Here, parents will have no recourse — and may actually be criminally
liable for hate speech if they voice their objections.
Meanwhile, Section B is the proposition’s knock-out punch.
It says any and all of the discriminations banned in Section A are
permitted if such discrimination is done to “prevent or dismantle” another discrimination.
It basically adds to the state Constitution that much-ridiculed quote
from racism trafficker Ibram X. Kendi: “The only remedy to past discrimination is present discrimination. The only remedy to present discrimination is future discrimination.”
The section would institute reverse discrimination in any imaginable
category — just fabricate some past discriminatory grievance, and
voila, discrimination to “undo it” becomes legal.
And the language is exceedingly broad, covering “any law,
regulation, program, or practice” — so almost anyone in government
can reverse-discriminate, unchecked and unopposable, via a “program
or practice.”
Examples? The sky’s the limit.
A tax commissioner could exempt black New Yorkers from paying income
taxes, as Rep. Jasmine Crockett (D-Texas) has suggested.
A district attorney could decide a case based not on its merits, but
to correct for alleged past racial “over-prosecution” of others,
along the lines of California Penal Code 745.
A schools chancellor could eliminate the city’s race-blind,
meritocratic specialized high schools, which have been falsely accused
of past discrimination.
Prop.

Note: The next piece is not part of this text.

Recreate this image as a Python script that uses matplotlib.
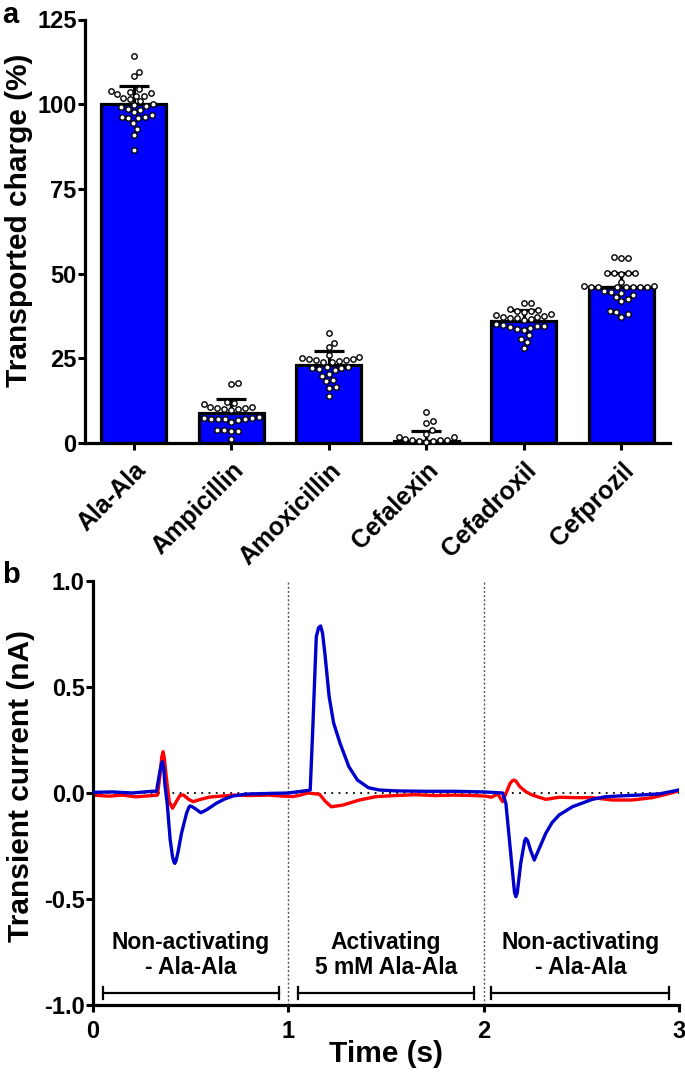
import numpy as np
import matplotlib
matplotlib.use("Agg")
import matplotlib.pyplot as plt

plt.rcParams["font.family"] = ["Liberation Sans", "DejaVu Sans"]
plt.rcParams["font.weight"] = "bold"

# --- panel a data ---
drugs = ["Ala-Ala", "Ampicillin", "Amoxicillin", "Cefalexin", "Cefadroxil", "Cefprozil"]
mean_charge = [100.0, 9.0, 23.0, 0.5, 36.0, 46.0]
sd_charge = [5.5, 4.0, 4.2, 3.0, 3.3, 4.3]

pts_ala = [114.1, 109.6, 108.4, 104.4, 104.0, 103.6, 103.2, 103.0, 102.5, 102.4,
           101.8, 101.5, 100.8, 100.1, 99.8, 99.5, 99.3, 98.7, 98.3, 97.6,
           96.8, 96.3, 96.3, 95.9, 95.9, 94.4, 92.7, 90.9, 86.4]
pts_ampi = [17.6, 17.4, 12.2, 11.7, 11.5, 10.6, 10.2, 10.0, 9.8, 9.9, 10.4, 10.5,
            7.6, 7.0, 7.1, 7.0, 6.3, 6.9, 7.1, 7.4, 7.3, 3.8, 3.6, 3.5, 3.9, 1.1]
pts_amox = [32.6, 29.6, 28.4, 26.0, 25.3, 25.0, 24.8, 24.5, 24.6, 24.3, 24.0, 24.7,
            23.8, 22.4, 22.1, 22.0, 21.8, 22.3, 21.5, 20.3, 19.9, 18.5, 18.2,
            16.6, 16.3, 14.0]
pts_cefal = [9.2, 6.6, 5.8, 3.8, 2.7, 1.8, 1.2, 0.8, 0.6, 0.4, 0.6, 0.8, 1.0, 1.8]
pts_cefad = [41.3, 41.2, 39.5, 39.2, 38.9, 38.9, 38.6, 38.2, 37.8, 37.5, 37.3, 37.1,
             37.0, 36.8, 36.6, 36.3, 35.0, 34.8, 34.6, 34.5, 34.2, 34.0, 33.6,
             33.4, 31.9, 30.7, 29.9, 28.1]
pts_cefpr = [54.8, 54.5, 54.7, 50.3, 50.2, 50.0, 50.1, 50.2, 47.6, 46.2, 46.1, 46.1,
             46.1, 46.0, 46.1, 46.0, 46.2, 46.1, 44.4, 43.8, 44.7, 44.9, 43.2,
             42.5, 42.0, 39.1, 38.8, 38.1, 37.3]
all_pts = [pts_ala, pts_ampi, pts_amox, pts_cefal, pts_cefad, pts_cefpr]

# --- panel b data ---
t_blue = [0.00, 0.10, 0.20, 0.30, 0.325, 0.342, 0.351, 0.356, 0.362, 0.368, 0.38, 0.395,
          0.407, 0.414, 0.419, 0.425, 0.435, 0.453, 0.479, 0.492, 0.499, 0.51, 0.525,
          0.552, 0.58, 0.60, 0.632, 0.67, 0.717, 0.785, 0.90, 1.00, 1.10, 1.112, 1.125,
          1.143, 1.155, 1.165, 1.175, 1.187, 1.209, 1.232, 1.265, 1.31, 1.354, 1.41,
          1.467, 1.55, 1.70, 1.85, 2.00, 2.097, 2.114, 2.14, 2.158, 2.165, 2.172, 2.19,
          2.21, 2.216, 2.225, 2.24, 2.259, 2.29, 2.318, 2.35, 2.386, 2.454, 2.556,
          2.62, 2.693, 2.812, 2.90, 2.983, 3.0]
i_blue = [0.003, 0.005, 0.0, 0.008, 0.008, 0.10, 0.14, 0.148, 0.12, 0.04, -0.05, -0.22,
          -0.30, -0.325, -0.332, -0.32, -0.28, -0.19, -0.095, -0.065, -0.061, -0.066, -0.075,
          -0.093, -0.08, -0.068, -0.048, -0.03, -0.014, -0.005, -0.002, 0.0, 0.012, 0.014, 0.30,
          0.737, 0.78, 0.788, 0.755, 0.659, 0.454, 0.33, 0.234, 0.124, 0.061, 0.025,
          0.014, 0.01, 0.008, 0.008, 0.005, 0.0, -0.05, -0.30, -0.47, -0.489, -0.47, -0.33,
          -0.225, -0.214, -0.225, -0.27, -0.316, -0.25, -0.19, -0.14, -0.104, -0.065, -0.03,
          -0.018, -0.014, -0.009, -0.004, 0.011, 0.015]

t_red = [0.00, 0.08, 0.15, 0.22, 0.30, 0.33, 0.345, 0.352, 0.359, 0.366, 0.372, 0.39,
         0.407, 0.43, 0.445, 0.462, 0.49, 0.513, 0.55, 0.598, 0.717, 0.80, 0.90, 0.96,
         1.024, 1.06, 1.10, 1.14, 1.16, 1.19, 1.22, 1.279, 1.364, 1.45, 1.55, 1.65,
         1.75, 1.85, 1.95, 2.012, 2.04, 2.072, 2.097, 2.115, 2.135, 2.147, 2.156, 2.165,
         2.185, 2.216, 2.25, 2.318, 2.386, 2.471, 2.557, 2.659, 2.761, 2.863, 2.94,
         2.983, 3.0]
i_red = [-0.01, -0.015, -0.01, -0.018, -0.012, -0.01, 0.10, 0.17, 0.195, 0.16, 0.10, -0.04,
         -0.072, -0.035, -0.012, -0.009, -0.03, -0.041, -0.03, -0.019, -0.01, -0.012, -0.01, -0.014,
         -0.017, -0.01, 0.0, -0.004, -0.006, -0.04, -0.065, -0.057, -0.033, -0.017, -0.012, -0.008,
         -0.012, -0.01, -0.012, -0.015, -0.02, -0.005, -0.041, 0.0, 0.045, 0.058, 0.061, 0.056,
         0.03, 0.006, -0.01, -0.03, -0.02, -0.022, -0.022, -0.033, -0.033, -0.022, -0.005,
         0.006, 0.01]

phase_names = ["Non-activating\n- Ala-Ala", "Activating\n5 mM Ala-Ala", "Non-activating\n- Ala-Ala"]
phase_start = [0.05, 1.05, 2.04]
phase_end = [0.95, 1.95, 2.95]

W, H = 685, 1073


def box(l, t, r, b):
    return [l / W, 1 - b / H, (r - l) / W, (b - t) / H]


def swarm(ypx, d):
    # simple beeswarm in pixel space
    xs = np.zeros(len(ypx))
    placed = []
    for k in np.argsort(ypx):
        y = ypx[k]
        cands = [0.0]
        for px, py in placed:
            dy = y - py
            if abs(dy) < d:
                dx = np.sqrt(d * d - dy * dy)
                cands += [px + dx, px - dx]
        cands.sort(key=abs)
        for c in cands:
            if all((c - px) ** 2 + (y - py) ** 2 >= d * d - 1e-6 for px, py in placed):
                xs[k] = c
                break
        placed.append((xs[k], y))
    return xs


fig = plt.figure(figsize=(6.85, 10.73), dpi=100)

# ---------- panel a ----------
ax1 = fig.add_axes(box(85, 19.5, 670, 443))
x = np.arange(len(drugs))
ax1.bar(x, mean_charge, width=0.67, color="#0000FF", edgecolor="black", linewidth=2.3, zorder=1)
ax1.errorbar(x, mean_charge, yerr=[np.zeros(len(x)), sd_charge], fmt="none", ecolor="black",
             elinewidth=2.3, capsize=11, capthick=2.3, zorder=2)
ax1.set_xlim(-0.5, 5.5)
ax1.set_ylim(0, 125)

fig.canvas.draw()
x_px = ax1.transData.transform((1, 0))[0] - ax1.transData.transform((0, 0))[0]
for i, vals in enumerate(all_pts):
    ypx = np.array([ax1.transData.transform((0, v))[1] for v in vals])
    offs = swarm(ypx, 7.0) / x_px
    ax1.scatter(i + offs, vals, s=15, facecolor="white", edgecolor="black",
                linewidths=1.0, zorder=3, clip_on=False)

ax1.set_yticks([0, 25, 50, 75, 100, 125])
ax1.set_xticks(x)
ax1.set_xticklabels(drugs, rotation=45, ha="right", va="top", rotation_mode="anchor",
                    fontsize=18, fontweight="bold")
ax1.tick_params(axis="y", labelsize=17, width=2.2, length=5, pad=1)
ax1.tick_params(axis="x", width=2.2, length=5, pad=6)
for s in ["top", "right"]:
    ax1.spines[s].set_visible(False)
for s in ["left", "bottom"]:
    ax1.spines[s].set_linewidth(2.3)
fig.text(19 / W, 1 - 220 / H, "Transported charge (%)", rotation=90, ha="center",
         va="center", fontsize=21.5, fontweight="bold")
fig.text(2 / W, 1 - 1 / H, "a", fontsize=21, fontweight="bold", va="top")

# ---------- panel b ----------
ax2 = fig.add_axes(box(93, 581, 679, 1005))
ax2.axvline(1, color="#555555", lw=1.0, ls=(0, (1.5, 1.5)), zorder=1)
ax2.axvline(2, color="#555555", lw=1.0, ls=(0, (1.5, 1.5)), zorder=1)
ax2.axhline(0, color="black", lw=1.3, ls=(0, (1, 3)), zorder=1)
ax2.plot(t_red, i_red, color="#FF0000", lw=2.4, zorder=2, solid_joinstyle="round")
ax2.plot(t_blue, i_blue, color="#0000CC", lw=2.4, zorder=3, solid_joinstyle="round")

for name, a, b in zip(phase_names, phase_start, phase_end):
    ax2.text((a + b) / 2, -0.764, name, ha="center", va="center", fontsize=16.5,
             fontweight="bold", linespacing=1.13)
    ax2.plot([a, b], [-0.943, -0.943], color="black", lw=1.6)
    ax2.plot([a, a], [-0.973, -0.913], color="black", lw=1.6)
    ax2.plot([b, b], [-0.973, -0.913], color="black", lw=1.6)

ax2.set_xlim(0, 3)
ax2.set_ylim(-1, 1)
ax2.set_xticks([0, 1, 2, 3])
ax2.set_yticks([-1.0, -0.5, 0.0, 0.5, 1.0])
ax2.set_yticklabels(["-1.0", "-0.5", "0.0", "0.5", "1.0"])
ax2.tick_params(labelsize=17, width=2.2, length=5)
ax2.tick_params(axis="y", pad=1)
ax2.tick_params(axis="x", pad=6)
for s in ["top", "right"]:
    ax2.spines[s].set_visible(False)
for s in ["left", "bottom"]:
    ax2.spines[s].set_linewidth(2.3)
fig.text(21 / W, 1 - 786 / H, "Transient current (nA)", rotation=90, ha="center",
         va="center", fontsize=21.5, fontweight="bold")
fig.text(386 / W, 1 - 1054 / H, "Time (s)", ha="center", va="center", fontsize=21.5,
         fontweight="bold")
fig.text(2 / W, 1 - 583 / H, "b", fontsize=21, fontweight="bold", va="baseline")

fig.savefig("out.png", dpi=100)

One started out as a sordid electioneering ploy on abortion,
then became a sleazy bait-and-switch — not about abortion, not about
equal protection, but about destroying parental rights and free
speech.
And to top it all, it legalizes a cornucopia of reverse
discrimination.
Prop. One belongs in the trash heap of bad legislation — and in
November, voters should toss it there for good.
Wai Wah Chin is the founding president of the Chinese American
Citizens Alliance Greater New York and an adjunct fellow of the
Manhattan Institute.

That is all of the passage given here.